>>>

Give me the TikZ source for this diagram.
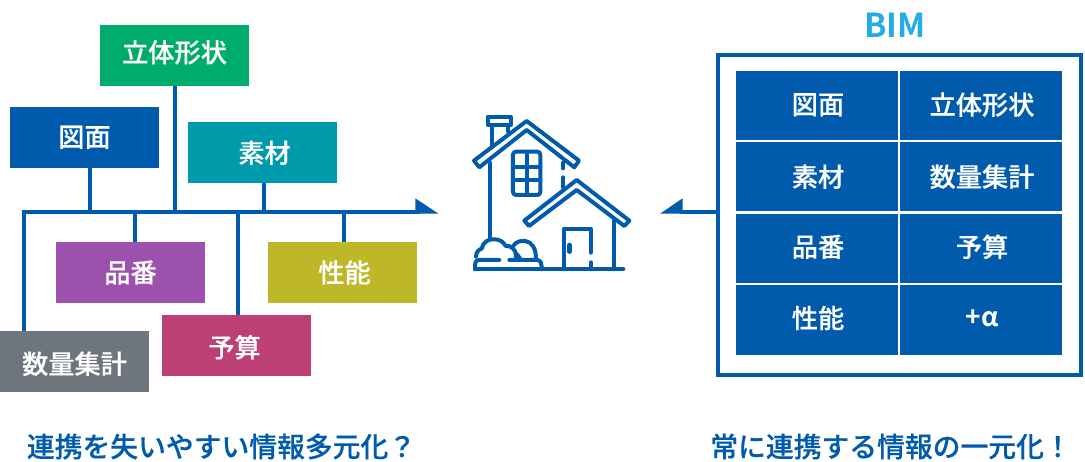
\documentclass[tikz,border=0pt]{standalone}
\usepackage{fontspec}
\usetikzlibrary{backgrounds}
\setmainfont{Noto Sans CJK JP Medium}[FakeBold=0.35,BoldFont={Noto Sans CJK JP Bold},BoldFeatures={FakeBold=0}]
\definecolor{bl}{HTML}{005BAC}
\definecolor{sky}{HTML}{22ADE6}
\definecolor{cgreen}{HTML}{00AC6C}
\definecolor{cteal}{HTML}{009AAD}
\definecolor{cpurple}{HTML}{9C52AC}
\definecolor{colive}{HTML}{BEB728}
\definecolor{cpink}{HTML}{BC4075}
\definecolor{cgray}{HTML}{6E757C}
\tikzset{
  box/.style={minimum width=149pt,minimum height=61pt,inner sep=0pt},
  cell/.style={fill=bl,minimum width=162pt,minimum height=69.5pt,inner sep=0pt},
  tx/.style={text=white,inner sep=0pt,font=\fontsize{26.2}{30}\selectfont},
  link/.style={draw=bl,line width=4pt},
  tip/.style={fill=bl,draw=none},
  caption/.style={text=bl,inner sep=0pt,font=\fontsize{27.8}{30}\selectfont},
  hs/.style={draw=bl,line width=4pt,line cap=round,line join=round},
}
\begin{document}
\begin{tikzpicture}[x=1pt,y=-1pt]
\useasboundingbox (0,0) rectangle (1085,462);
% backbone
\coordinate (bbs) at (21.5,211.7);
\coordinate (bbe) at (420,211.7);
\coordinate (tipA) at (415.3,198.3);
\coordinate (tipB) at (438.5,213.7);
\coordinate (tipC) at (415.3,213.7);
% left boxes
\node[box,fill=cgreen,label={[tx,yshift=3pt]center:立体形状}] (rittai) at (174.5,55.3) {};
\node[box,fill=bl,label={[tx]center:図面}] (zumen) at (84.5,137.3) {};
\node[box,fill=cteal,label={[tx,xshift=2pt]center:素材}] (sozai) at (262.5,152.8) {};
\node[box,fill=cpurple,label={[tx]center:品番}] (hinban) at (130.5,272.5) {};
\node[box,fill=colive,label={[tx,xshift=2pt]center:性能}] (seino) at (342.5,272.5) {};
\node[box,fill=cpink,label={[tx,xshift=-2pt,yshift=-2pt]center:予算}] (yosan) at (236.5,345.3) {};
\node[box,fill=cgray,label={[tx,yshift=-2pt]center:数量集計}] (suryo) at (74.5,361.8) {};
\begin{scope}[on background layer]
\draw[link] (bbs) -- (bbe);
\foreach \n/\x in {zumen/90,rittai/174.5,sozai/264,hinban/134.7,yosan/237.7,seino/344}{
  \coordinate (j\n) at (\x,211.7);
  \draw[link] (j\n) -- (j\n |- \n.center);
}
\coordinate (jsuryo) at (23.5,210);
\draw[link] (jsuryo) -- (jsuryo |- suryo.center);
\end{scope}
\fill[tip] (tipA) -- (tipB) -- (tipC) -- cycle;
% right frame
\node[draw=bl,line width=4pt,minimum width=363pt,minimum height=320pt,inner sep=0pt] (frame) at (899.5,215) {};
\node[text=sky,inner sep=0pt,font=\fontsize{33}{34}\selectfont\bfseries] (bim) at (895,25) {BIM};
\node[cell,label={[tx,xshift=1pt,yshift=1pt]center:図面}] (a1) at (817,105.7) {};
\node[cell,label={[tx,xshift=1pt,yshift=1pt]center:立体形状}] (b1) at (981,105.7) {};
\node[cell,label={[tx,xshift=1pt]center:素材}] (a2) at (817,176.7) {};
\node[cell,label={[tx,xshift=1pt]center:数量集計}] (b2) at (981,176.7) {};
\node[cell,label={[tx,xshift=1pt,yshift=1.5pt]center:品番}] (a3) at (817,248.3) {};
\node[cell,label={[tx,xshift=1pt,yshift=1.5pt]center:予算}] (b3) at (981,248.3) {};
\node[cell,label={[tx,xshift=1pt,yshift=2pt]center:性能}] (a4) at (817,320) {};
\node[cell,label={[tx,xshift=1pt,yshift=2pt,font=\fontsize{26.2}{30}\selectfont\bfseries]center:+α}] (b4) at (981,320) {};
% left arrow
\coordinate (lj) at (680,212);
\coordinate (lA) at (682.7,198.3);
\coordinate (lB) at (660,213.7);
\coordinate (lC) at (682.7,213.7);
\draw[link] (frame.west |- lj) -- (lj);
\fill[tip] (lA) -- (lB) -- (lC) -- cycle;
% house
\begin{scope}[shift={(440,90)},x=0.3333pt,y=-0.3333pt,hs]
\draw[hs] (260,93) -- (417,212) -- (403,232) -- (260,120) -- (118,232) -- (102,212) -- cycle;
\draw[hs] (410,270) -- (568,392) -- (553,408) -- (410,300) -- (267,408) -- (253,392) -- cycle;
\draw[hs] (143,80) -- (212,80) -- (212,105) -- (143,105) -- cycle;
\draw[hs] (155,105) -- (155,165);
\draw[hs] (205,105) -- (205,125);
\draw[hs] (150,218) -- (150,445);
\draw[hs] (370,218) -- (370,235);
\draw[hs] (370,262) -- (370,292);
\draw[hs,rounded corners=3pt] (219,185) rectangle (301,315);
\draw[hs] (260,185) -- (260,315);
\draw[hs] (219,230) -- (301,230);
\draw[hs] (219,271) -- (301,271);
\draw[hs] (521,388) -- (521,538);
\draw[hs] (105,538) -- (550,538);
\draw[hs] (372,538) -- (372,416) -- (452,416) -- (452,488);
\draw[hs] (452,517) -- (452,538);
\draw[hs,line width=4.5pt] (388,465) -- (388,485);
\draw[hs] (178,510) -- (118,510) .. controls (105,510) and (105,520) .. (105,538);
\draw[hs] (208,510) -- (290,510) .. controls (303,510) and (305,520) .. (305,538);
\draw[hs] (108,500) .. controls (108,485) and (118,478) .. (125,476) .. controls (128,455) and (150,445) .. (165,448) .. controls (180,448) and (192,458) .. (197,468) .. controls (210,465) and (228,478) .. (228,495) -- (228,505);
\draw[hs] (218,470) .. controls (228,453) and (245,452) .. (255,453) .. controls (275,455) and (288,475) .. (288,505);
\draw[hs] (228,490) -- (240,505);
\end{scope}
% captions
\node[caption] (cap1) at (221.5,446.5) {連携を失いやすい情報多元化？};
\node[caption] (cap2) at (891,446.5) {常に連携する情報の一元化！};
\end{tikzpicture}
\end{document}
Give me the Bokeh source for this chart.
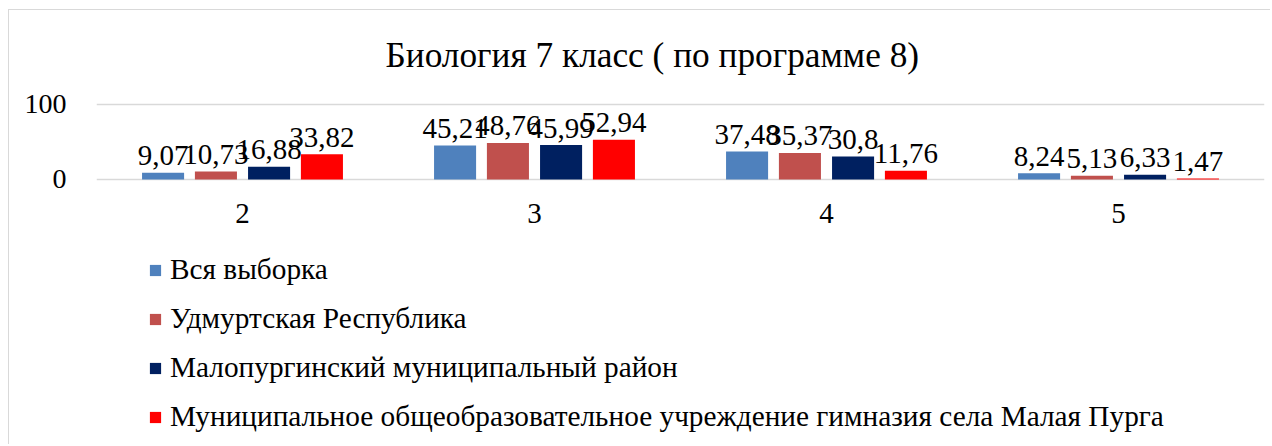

<<<

Leave out the pictures and give the listing above again exactly.

Give me the TikZ source for this diagram.
\documentclass[tikz,border=0pt]{standalone}
\usepackage{fontspec}
\usetikzlibrary{backgrounds}
\setmainfont{Noto Sans CJK JP Medium}[FakeBold=0.35,BoldFont={Noto Sans CJK JP Bold},BoldFeatures={FakeBold=0}]
\definecolor{bl}{HTML}{005BAC}
\definecolor{sky}{HTML}{22ADE6}
\definecolor{cgreen}{HTML}{00AC6C}
\definecolor{cteal}{HTML}{009AAD}
\definecolor{cpurple}{HTML}{9C52AC}
\definecolor{colive}{HTML}{BEB728}
\definecolor{cpink}{HTML}{BC4075}
\definecolor{cgray}{HTML}{6E757C}
\tikzset{
  box/.style={minimum width=149pt,minimum height=61pt,inner sep=0pt},
  cell/.style={fill=bl,minimum width=162pt,minimum height=69.5pt,inner sep=0pt},
  tx/.style={text=white,inner sep=0pt,font=\fontsize{26.2}{30}\selectfont},
  link/.style={draw=bl,line width=4pt},
  tip/.style={fill=bl,draw=none},
  caption/.style={text=bl,inner sep=0pt,font=\fontsize{27.8}{30}\selectfont},
  hs/.style={draw=bl,line width=4pt,line cap=round,line join=round},
}
\begin{document}
\begin{tikzpicture}[x=1pt,y=-1pt]
\useasboundingbox (0,0) rectangle (1085,462);
% backbone
\coordinate (bbs) at (21.5,211.7);
\coordinate (bbe) at (420,211.7);
\coordinate (tipA) at (415.3,198.3);
\coordinate (tipB) at (438.5,213.7);
\coordinate (tipC) at (415.3,213.7);
% left boxes
\node[box,fill=cgreen,label={[tx,yshift=3pt]center:立体形状}] (rittai) at (174.5,55.3) {};
\node[box,fill=bl,label={[tx]center:図面}] (zumen) at (84.5,137.3) {};
\node[box,fill=cteal,label={[tx,xshift=2pt]center:素材}] (sozai) at (262.5,152.8) {};
\node[box,fill=cpurple,label={[tx]center:品番}] (hinban) at (130.5,272.5) {};
\node[box,fill=colive,label={[tx,xshift=2pt]center:性能}] (seino) at (342.5,272.5) {};
\node[box,fill=cpink,label={[tx,xshift=-2pt,yshift=-2pt]center:予算}] (yosan) at (236.5,345.3) {};
\node[box,fill=cgray,label={[tx,yshift=-2pt]center:数量集計}] (suryo) at (74.5,361.8) {};
\begin{scope}[on background layer]
\draw[link] (bbs) -- (bbe);
\foreach \n/\x in {zumen/90,rittai/174.5,sozai/264,hinban/134.7,yosan/237.7,seino/344}{
  \coordinate (j\n) at (\x,211.7);
  \draw[link] (j\n) -- (j\n |- \n.center);
}
\coordinate (jsuryo) at (23.5,210);
\draw[link] (jsuryo) -- (jsuryo |- suryo.center);
\end{scope}
\fill[tip] (tipA) -- (tipB) -- (tipC) -- cycle;
% right frame
\node[draw=bl,line width=4pt,minimum width=363pt,minimum height=320pt,inner sep=0pt] (frame) at (899.5,215) {};
\node[text=sky,inner sep=0pt,font=\fontsize{33}{34}\selectfont\bfseries] (bim) at (895,25) {BIM};
\node[cell,label={[tx,xshift=1pt,yshift=1pt]center:図面}] (a1) at (817,105.7) {};
\node[cell,label={[tx,xshift=1pt,yshift=1pt]center:立体形状}] (b1) at (981,105.7) {};
\node[cell,label={[tx,xshift=1pt]center:素材}] (a2) at (817,176.7) {};
\node[cell,label={[tx,xshift=1pt]center:数量集計}] (b2) at (981,176.7) {};
\node[cell,label={[tx,xshift=1pt,yshift=1.5pt]center:品番}] (a3) at (817,248.3) {};
\node[cell,label={[tx,xshift=1pt,yshift=1.5pt]center:予算}] (b3) at (981,248.3) {};
\node[cell,label={[tx,xshift=1pt,yshift=2pt]center:性能}] (a4) at (817,320) {};
\node[cell,label={[tx,xshift=1pt,yshift=2pt,font=\fontsize{26.2}{30}\selectfont\bfseries]center:+α}] (b4) at (981,320) {};
% left arrow
\coordinate (lj) at (680,212);
\coordinate (lA) at (682.7,198.3);
\coordinate (lB) at (660,213.7);
\coordinate (lC) at (682.7,213.7);
\draw[link] (frame.west |- lj) -- (lj);
\fill[tip] (lA) -- (lB) -- (lC) -- cycle;
% house
\begin{scope}[shift={(440,90)},x=0.3333pt,y=-0.3333pt,hs]
\draw[hs] (260,93) -- (417,212) -- (403,232) -- (260,120) -- (118,232) -- (102,212) -- cycle;
\draw[hs] (410,270) -- (568,392) -- (553,408) -- (410,300) -- (267,408) -- (253,392) -- cycle;
\draw[hs] (143,80) -- (212,80) -- (212,105) -- (143,105) -- cycle;
\draw[hs] (155,105) -- (155,165);
\draw[hs] (205,105) -- (205,125);
\draw[hs] (150,218) -- (150,445);
\draw[hs] (370,218) -- (370,235);
\draw[hs] (370,262) -- (370,292);
\draw[hs,rounded corners=3pt] (219,185) rectangle (301,315);
\draw[hs] (260,185) -- (260,315);
\draw[hs] (219,230) -- (301,230);
\draw[hs] (219,271) -- (301,271);
\draw[hs] (521,388) -- (521,538);
\draw[hs] (105,538) -- (550,538);
\draw[hs] (372,538) -- (372,416) -- (452,416) -- (452,488);
\draw[hs] (452,517) -- (452,538);
\draw[hs,line width=4.5pt] (388,465) -- (388,485);
\draw[hs] (178,510) -- (118,510) .. controls (105,510) and (105,520) .. (105,538);
\draw[hs] (208,510) -- (290,510) .. controls (303,510) and (305,520) .. (305,538);
\draw[hs] (108,500) .. controls (108,485) and (118,478) .. (125,476) .. controls (128,455) and (150,445) .. (165,448) .. controls (180,448) and (192,458) .. (197,468) .. controls (210,465) and (228,478) .. (228,495) -- (228,505);
\draw[hs] (218,470) .. controls (228,453) and (245,452) .. (255,453) .. controls (275,455) and (288,475) .. (288,505);
\draw[hs] (228,490) -- (240,505);
\end{scope}
% captions
\node[caption] (cap1) at (221.5,446.5) {連携を失いやすい情報多元化？};
\node[caption] (cap2) at (891,446.5) {常に連携する情報の一元化！};
\end{tikzpicture}
\end{document}
Give me the Bokeh source for this chart.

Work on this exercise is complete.